Первый вальс с его пылким вступлением отличается ярко выраженным бальным характером. Равель подчеркивает его обозначением Modere – tres franc ( фр. – умеренно, очень искренно, открыто. Его ритм, в котором две восьмые на первой доле сменяются двумя четвертями, типичен для шубертовских вальсов. У Равеля здесь акцент на аккорде последней четверти служит скорее подчёркнутым ауфтактом, поэтому его не следует играть тяжеловесно и грубо. Такая ритмическая формула лежит в основе всего вальса. Привлекает внимание своеобразие гармонии, где в первом созвучии тонический аккорд обогащен введением II ,IV и VI ступеней, и вместе со вторым аккордом, где появляются чуждые основной тональности сis , dis и аis, объединены одиннадцать звуков (видно здесь тяготение Равеля к элементам сонорики, что характеризует его, в отдаленном пока виде, но экспрессионистические черты). Эти насыщенные аккорды следует играть более собрано, компактно, скорее staccato.

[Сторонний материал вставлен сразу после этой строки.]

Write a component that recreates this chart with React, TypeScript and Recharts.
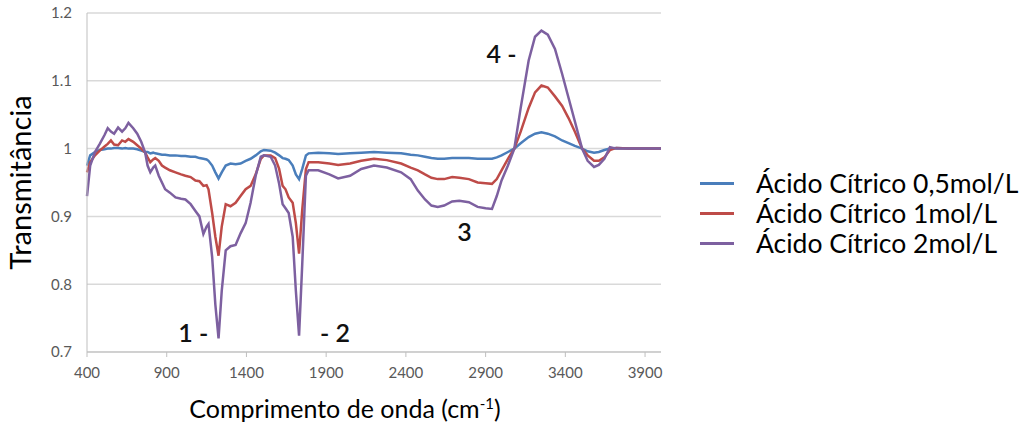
import { LineChart, Line, XAxis, YAxis, CartesianGrid, ReferenceDot } from "recharts"

// wavenumber grid (cm-1)
const wavenumbers = [
  400, 420, 450, 480, 510, 530, 550, 570, 595, 620, 640, 660, 690, 715, 740, 765, 780, 797, 815, 828,
  850, 870, 890, 920, 955, 990, 1017, 1050, 1080, 1105, 1130, 1150, 1162, 1185, 1205, 1225, 1245, 1270, 1300, 1332,
  1363, 1395, 1426, 1458, 1490, 1510, 1552, 1580, 1605, 1627, 1645, 1665, 1690, 1710, 1730, 1750, 1773, 1790, 1850, 1920,
  1975, 2050, 2120, 2200, 2280, 2370, 2430, 2475, 2520, 2560, 2600, 2640, 2690, 2735, 2795, 2850, 2900, 2940, 2970, 3000,
  3040, 3080, 3120, 3170, 3210, 3250, 3290, 3335, 3380, 3420, 3460, 3505, 3540, 3580, 3610, 3645, 3680, 3720, 3800, 3900,
  4000,
]

const acido05 = [
  0.975, 0.99, 0.995, 0.998, 0.999, 1.0, 1.0, 1.001, 1.001, 1.0, 1.001, 1.0, 1.0, 0.999, 0.997, 0.995, 0.995, 0.993, 0.994, 0.993,
  0.992, 0.991, 0.991, 0.99, 0.99, 0.989, 0.989, 0.988, 0.988, 0.986, 0.985, 0.984, 0.982, 0.975, 0.965, 0.956, 0.965, 0.975, 0.978, 0.977,
  0.978, 0.982, 0.985, 0.99, 0.996, 0.998, 0.997, 0.994, 0.99, 0.986, 0.985, 0.983, 0.975, 0.962, 0.955, 0.97, 0.99, 0.993, 0.994, 0.993,
  0.992, 0.993, 0.994, 0.995, 0.994, 0.993, 0.991, 0.99, 0.988, 0.986, 0.985, 0.985, 0.986, 0.986, 0.986, 0.985, 0.985, 0.985, 0.987, 0.99,
  0.995, 1.0, 1.008, 1.017, 1.022, 1.024, 1.022, 1.018, 1.012, 1.008, 1.004, 1.0, 0.996, 0.994, 0.995, 0.998, 1.0, 1.001, 1.0, 1.0,
  1.0,
]

const acido1 = [
  0.965, 0.98, 0.99, 0.997, 1.003, 1.007, 1.012, 1.006, 1.005, 1.012, 1.01, 1.014, 1.01, 1.005, 1.0, 0.994, 0.987, 0.98, 0.984, 0.986,
  0.982, 0.975, 0.972, 0.968, 0.965, 0.962, 0.96, 0.958, 0.953, 0.952, 0.945, 0.946, 0.94, 0.905, 0.87, 0.842, 0.885, 0.918, 0.915, 0.92,
  0.93, 0.94, 0.945, 0.962, 0.985, 0.99, 0.99, 0.986, 0.97, 0.945, 0.94, 0.928, 0.92, 0.89, 0.845, 0.91, 0.97, 0.98, 0.98, 0.978,
  0.976, 0.978, 0.982, 0.985, 0.983, 0.978, 0.972, 0.968, 0.962, 0.957, 0.955, 0.955, 0.958, 0.957, 0.955, 0.95, 0.949, 0.948, 0.955, 0.968,
  0.985, 1.0, 1.025, 1.06, 1.083, 1.093, 1.09, 1.077, 1.063, 1.045, 1.025, 1.0, 0.99, 0.982, 0.982, 0.987, 0.998, 1.001, 1.0, 1.0,
  1.0,
]

const acido2 = [
  0.93, 0.975, 0.995, 1.007, 1.02, 1.03, 1.025, 1.022, 1.031, 1.025, 1.03, 1.038, 1.03, 1.022, 1.01, 0.994, 0.975, 0.965, 0.972, 0.975,
  0.96, 0.95, 0.94, 0.935, 0.928, 0.926, 0.925, 0.918, 0.908, 0.9, 0.874, 0.885, 0.889, 0.84, 0.77, 0.72, 0.79, 0.85, 0.856, 0.858,
  0.875, 0.89, 0.92, 0.96, 0.988, 0.99, 0.988, 0.975, 0.948, 0.918, 0.912, 0.905, 0.87, 0.79, 0.724, 0.83, 0.96, 0.968, 0.968, 0.962,
  0.956, 0.96, 0.97, 0.975, 0.972, 0.965, 0.955, 0.938, 0.925, 0.916, 0.914, 0.916, 0.922, 0.923, 0.921, 0.914, 0.912, 0.911, 0.93, 0.953,
  0.975, 1.0, 1.06, 1.13, 1.165, 1.174, 1.168, 1.147, 1.11, 1.075, 1.04, 1.0, 0.982, 0.973, 0.976, 0.985, 1.002, 1.0, 1.0, 1.0,
  1.0,
]

const xTicks = [400, 900, 1400, 1900, 2400, 2900, 3400, 3900]
const yTicks = [0.7, 0.8, 0.9, 1, 1.1, 1.2]

const seriesNames = ["Ácido Cítrico 0,5mol/L", "Ácido Cítrico 1mol/L", "Ácido Cítrico 2mol/L"]
const seriesColors = ["#4a7ebb", "#be4b48", "#7d60a0"]

// band labels placed in data coordinates
const bandWn = [1067, 1955, 2768, 3000]
const bandT = [0.728, 0.728, 0.877, 1.14]
const bandText = ["1 -", "- 2", "3", "4 -"]

const data = wavenumbers.map((wn, i) => ({
  wn,
  s0: acido05[i],
  s1: acido1[i],
  s2: acido2[i],
}))

const FONT = "Lato, 'Open Sans', sans-serif"

function XTitle() {
  return (
    <text x={345} y={418} textAnchor="middle" fontFamily={FONT} fontSize={25} fill="#000">
      Comprimento de onda (cm
      <tspan baselineShift="super" fontSize={15}>-1</tspan>
      <tspan>)</tspan>
    </text>
  )
}

function LegendBox() {
  return (
    <div
      style={{
        position: "absolute",
        left: 700,
        top: 168,
        width: 326,
        fontFamily: FONT,
      }}
    >
      {seriesNames.map((name, i) => (
        <div key={name} style={{ display: "flex", alignItems: "center", height: 30 }}>
          <div style={{ width: 34, height: 3, background: seriesColors[i], marginRight: 22 }} />
          <span style={{ fontSize: 26.5, color: "#000", whiteSpace: "nowrap", lineHeight: "30px" }}>{name}</span>
        </div>
      ))}
    </div>
  )
}

export default function App() {
  return (
    <div style={{ position: "absolute", left: 0, top: 0, width: 1026, height: 429, background: "#fff" }}>
      <LineChart width={1026} height={429} data={data} margin={{ top: 13, right: 365, bottom: 47, left: 0 }}>
        <CartesianGrid vertical={false} stroke="#d9d9d9" strokeWidth={1.5} />
        <XAxis
          dataKey="wn"
          type="number"
          domain={[400, 4000]}
          ticks={xTicks}
          height={30}
          stroke="#bfbfbf"
          tickSize={5}
          tickMargin={10}
          tick={{ fill: "#595959", fontSize: 15, fontFamily: FONT }}
          label={<XTitle />}
        />
        <YAxis
          type="number"
          domain={[0.7, 1.2]}
          ticks={yTicks}
          width={87}
          stroke="#bfbfbf"
          tickLine={false}
          tickSize={6}
          tickMargin={9}
          tick={{ fill: "#595959", fontSize: 15, fontFamily: FONT }}
          label={{
            value: "Transmitância",
            angle: -90,
            position: "insideLeft",
            offset: 21,
            style: { textAnchor: "middle", fontFamily: FONT, fontSize: 29, fill: "#000" },
          }}
        />
        {["s0", "s1", "s2"].map((key, i) => (
          <Line
            key={key}
            dataKey={key}
            name={seriesNames[i]}
            type="linear"
            stroke={seriesColors[i]}
            strokeWidth={2.5}
            dot={false}
            isAnimationActive={false}
          />
        ))}
        {bandText.map((t, i) => (
          <ReferenceDot
            key={t}
            x={bandWn[i]}
            y={bandT[i]}
            r={0}
            fill="none"
            stroke="none"
            label={{ value: t, position: "center", fontSize: 25, fontWeight: 600, fill: "#111", fontFamily: FONT }}
          />
        ))}
      </LineChart>
      <LegendBox />
    </div>
  )
}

После четырех тактов вступления «tutti», взмывает вверх простая непритязательная мелодия с подчеркнуто «венскими» тонико-доминантовыми сопоставлениями. Мотив вступления принимает более мягкий, лирический оттенок. Во ибежании назойливости одинаково-повторяющегося мотива (две восьмые – четверть - две восьмые) можно применить приём «эхо» или «переклички». Аккорды в правой руке лучше играть staccato, лёгкой кистью. Примечателен «нестандартный» бас здесь на второй доле, который создаёт ощущение некой неустойчивости, происходит мнимое смещение сильной доли (ритмический приём, характерный для Равеля). Далее вальсовый мотив ниспадает, его «оркестровый» наряд «утоньшается», остается лишь причудливо-витиеватая мелодия на фоне вальсового аккомпанемента с хроматическми подголосками, придающие музыке томный характер. Этот эпизод представляет собой одну из черт равелевского лиризма, где за тонкими, еле уловимыми порывами души скрывается своеобразная выразительность. Музыку этого эпизода можно действительно назвать благородной. Здесь требуются тонкий слух и деликатная педаль. Далее врывается мотив вступления с последующей интересной цепью септаккордов, приводящих к репризе и к мощному торжественному завершению.